_EXERCISE OBJECTIVE_
Across the data below, how many lines hold "React"? Answer with that number and nothing else.

==== PROVIDED DATA

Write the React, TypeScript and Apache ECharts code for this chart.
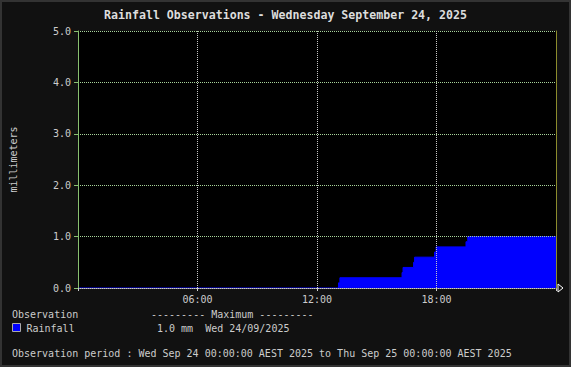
import React, { useEffect, useRef } from "react";
import * as echarts from "echarts";

const TITLE = "Rainfall Observations - Wednesday September 24, 2025";
const Y_NAME = "millimeters";
// time in hours since 00:00, cumulative rainfall in mm
const rainHours = [0, 13.08, 13.15, 16.27, 16.32, 16.85, 16.9, 17.9, 17.98, 19.48, 19.57, 24];
const rainValues = [0, 0.1, 0.2, 0.3, 0.4, 0.5, 0.6, 0.7, 0.8, 0.9, 1.0, 1.0];
const xTicks = [6, 12, 18];
const legendHeader = "Observation";
const maxHeader = "--------- Maximum ---------";
const seriesName = "Rainfall";
const maxText = "1.0 mm  Wed 24/09/2025";
const periodText = "Observation period : Wed Sep 24 00:00:00 AEST 2025 to Thu Sep 25 00:00:00 AEST 2025";

const MONO = "'DejaVu Sans Mono', 'Liberation Mono', monospace";

export default function App() {
  const ref = useRef<HTMLDivElement>(null);
  useEffect(() => {
    document.body.style.margin = "0";
    const chart = echarts.init(ref.current!, undefined, { renderer: "svg" });
    const data = rainHours.map((h, i) => [h, rainValues[i]]);
    chart.setOption({
      animation: false,
      backgroundColor: "#111111",
      title: {
        text: TITLE,
        left: "center",
        top: 4,
        textStyle: { color: "#dddddd", fontSize: 11.6, fontWeight: "bold", fontFamily: MONO },
      },
      grid: {
        left: 75,
        top: 31,
        width: 481,
        height: 257,
        show: true,
        backgroundColor: "#000000",
        borderWidth: 0,
      },
      xAxis: {
        type: "value",
        min: 0,
        max: 24,
        interval: 6,
        z: 10,
        axisLine: { show: true, lineStyle: { color: "#cccccc", type: [1, 1], width: 1 } },
        axisTick: { show: true, length: 3, lineStyle: { color: "#cccccc" } },
        axisLabel: {
          color: "#cccccc",
          fontSize: 10,
          fontFamily: MONO,
          margin: 6,
          formatter: (v: number) =>
            xTicks.includes(v) ? String(v).padStart(2, "0") + ":00" : "",
        },
        splitLine: {
          show: true,
          showMinLine: false,
          showMaxLine: false,
          lineStyle: { color: "#c8c8c8", type: [1, 1], width: 1 },
        },
      },
      yAxis: [
        {
          type: "value",
          min: 0,
          max: 5,
          interval: 1,
          z: 10,
          name: Y_NAME,
          nameLocation: "middle",
          nameRotate: 90,
          nameGap: 60,
          nameTextStyle: { color: "#cccccc", fontSize: 10, fontFamily: MONO },
          axisLine: { show: true, lineStyle: { color: "#88c070", width: 1 } },
          axisTick: { show: true, length: 4, lineStyle: { color: "#88c070" } },
          axisLabel: {
            color: "#cccccc",
            fontSize: 10,
            fontFamily: MONO,
            margin: 7,
            formatter: (v: number) => v.toFixed(1),
          },
          splitLine: {
            show: true,
            showMinLine: false,
            lineStyle: { color: "#a8d49c", type: [1, 1], width: 1 },
          },
        },
        {
          type: "value",
          position: "right",
          min: 0,
          max: 5,
          interval: 1,
          z: 11,
          axisLine: { show: true, lineStyle: { color: "#8c8c2c", width: 1 } },
          axisTick: { show: false },
          axisLabel: { show: false },
          splitLine: { show: false },
        },
      ],
      series: [
        {
          type: "line",
          name: seriesName,
          data,
          step: "end",
          symbol: "none",
          z: 2,
          lineStyle: { color: "#0000ff", width: 1 },
          areaStyle: { color: "#0000ff", opacity: 1 },
        },
      ],
      graphic: [
        {
          type: "rect",
          shape: { x: 1, y: 1, width: 569, height: 365 },
          style: { fill: "none", stroke: "#333333", lineWidth: 2 },
          silent: true,
        },
        {
          type: "text",
          x: 12,
          y: 314,
          style: { text: legendHeader, fill: "#cccccc", font: `10px ${MONO}`, verticalAlign: "middle" },
        },
        {
          type: "text",
          x: 151,
          y: 314,
          style: { text: maxHeader, fill: "#cccccc", font: `10px ${MONO}`, verticalAlign: "middle" },
        },
        {
          type: "rect",
          shape: { x: 12.5, y: 323.5, width: 8, height: 8 },
          style: { fill: "#0000ff", stroke: "#aaaaaa", lineWidth: 1 },
        },
        {
          type: "text",
          x: 26.5,
          y: 328,
          style: { text: seriesName, fill: "#cccccc", font: `10px ${MONO}`, verticalAlign: "middle" },
        },
        {
          type: "text",
          x: 157,
          y: 328,
          style: { text: maxText, fill: "#cccccc", font: `10px ${MONO}`, verticalAlign: "middle" },
        },
        {
          type: "text",
          x: 12,
          y: 353,
          style: { text: periodText, fill: "#cccccc", font: `10px ${MONO}`, verticalAlign: "middle" },
        },
      ],
    });
    const p = chart.convertToPixel({ xAxisIndex: 0, yAxisIndex: 0 }, [24, 0]) as number[];
    if (p) {
      chart.setOption({
        graphic: [
          {
            id: "arrow",
            type: "polygon",
            shape: {
              points: [
                [p[0] + 2, p[1] - 4],
                [p[0] + 7, p[1]],
                [p[0] + 2, p[1] + 4],
              ],
            },
            style: { fill: "#111111", stroke: "#ffffff", lineWidth: 1 },
          },
        ],
      });
    }
    return () => chart.dispose();
  }, []);
  return <div ref={ref} style={{ width: 571, height: 367 }} />;
}
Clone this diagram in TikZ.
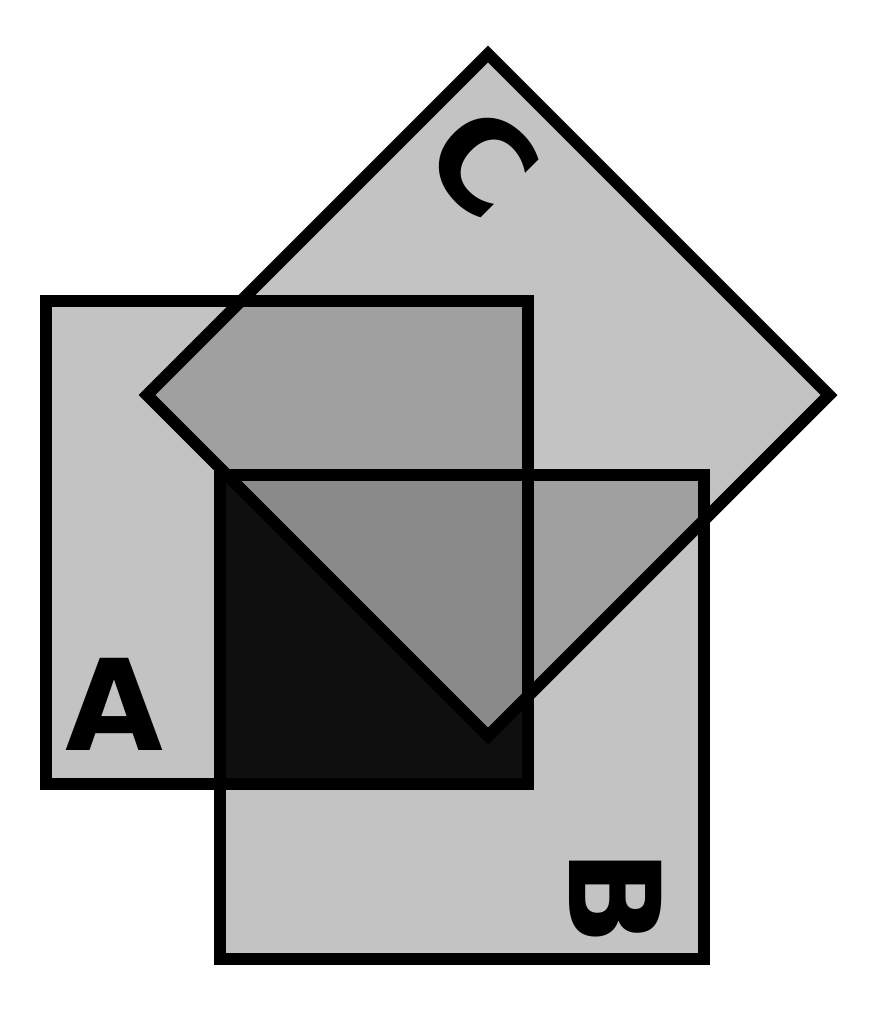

========

_FULL SOLUTION_
2